John Hewison: fighting the good fight
It isnot every financial planner who can count a meeting with the Prime Minister as a career highlight.
Even fewer can claim such a meeting as not only a personal triumph, but also as the spark for a memorable victory for their industry.
So it is with John Hewison, the managing director of Hewison and Associates.
The year was 2001 and Hewison, as chairman of theFinancial Planning Association(FPA), was invited to meet with the Prime Minister to discuss the application of the Alienation of Personal Services Income (APSI) tax legislation to financial planners.
The issue had been looming as a major threat to financial planning businesses for the best part of a year, and the debate was delicately poised.
Until, that is, Hewison and FPA chief executive Ken Breakspear were granted a face-to-face meeting with the Prime Minister.
“It was a groundbreaking experience when Ken Breakspear and I went to see the Prime Minister. It really just indicated that the Government took us seriously and had regard for what we had to say,” Hewison says.
“The Prime Minister had done his homework, listened to what we had to say, challenged us, and at the end of the day he agreed to pursue a legislative change [in favour of financial planners].”
The APSI case is just one of many industry issues Hewison has taken a lead role on.
Having stepped down as FPA chairman in late 2001, Hewison is now leading the association’s Professional Indemnity Insurance Task Force, which is close to finalising what it feels could be an industry wide solution to the crisis in indemnity insurance for financial planners.
It is this sort of industry involvement that has taken Hewison to his third nomination for the Financial Planner of the Year award. Hewison was the runner-up for the award in 1999 and a finalist in 2000.
It is the type of leadership Hewison has also displayed in his own business. In 1989, he developed his own internal portfolio administration system that was, in essence, a forerunner to today’s wrap accounts and individually managed account services.
“Back in the late 1980s, most of our clients were in what were the forerunners of the master trust. But there were a lot of inefficiencies, so we just developed our own system.
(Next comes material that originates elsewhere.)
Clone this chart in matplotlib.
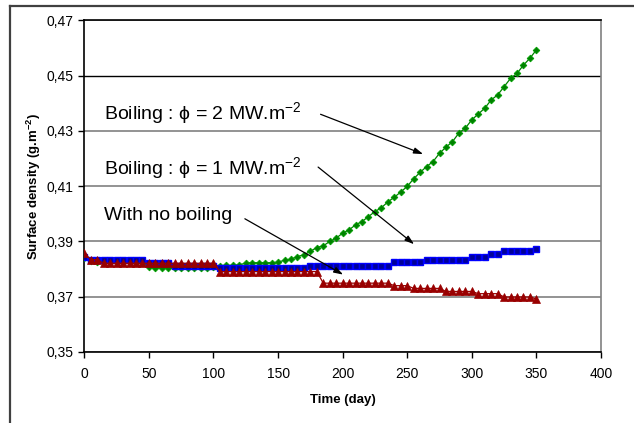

We weren’t looking to develop a style of product, but a style of service for our clients,” he says.
Hewison also describes himself as a fierce advocate of fee-based financial planning and staunch supporter of professional standards for advisers.
“From the time I first came into the industry, I had a dislike for the commission system because I felt a professional adviser should be seen as adding value and therefore worthy of payment by the client.
“It also seems to me, that whilst I agree with the generally held view that it doesn’t matter how you are paid as long as the client knows what they are paying, there is a distinct difference between a client paying for your time as a professional and you being paid by a third party,” he says.
This is just one of the lessons that Hewison is passing on to up-and-coming financial planners through RMIT University in Melbourne, where he is a voluntary guest lecturer talking to graduate students about the financial planning profession from a practical perspective.
But the best piece of advice Hewison can give to his students is a simple one: “The only way to get the most out of your profession is to put something back into it.”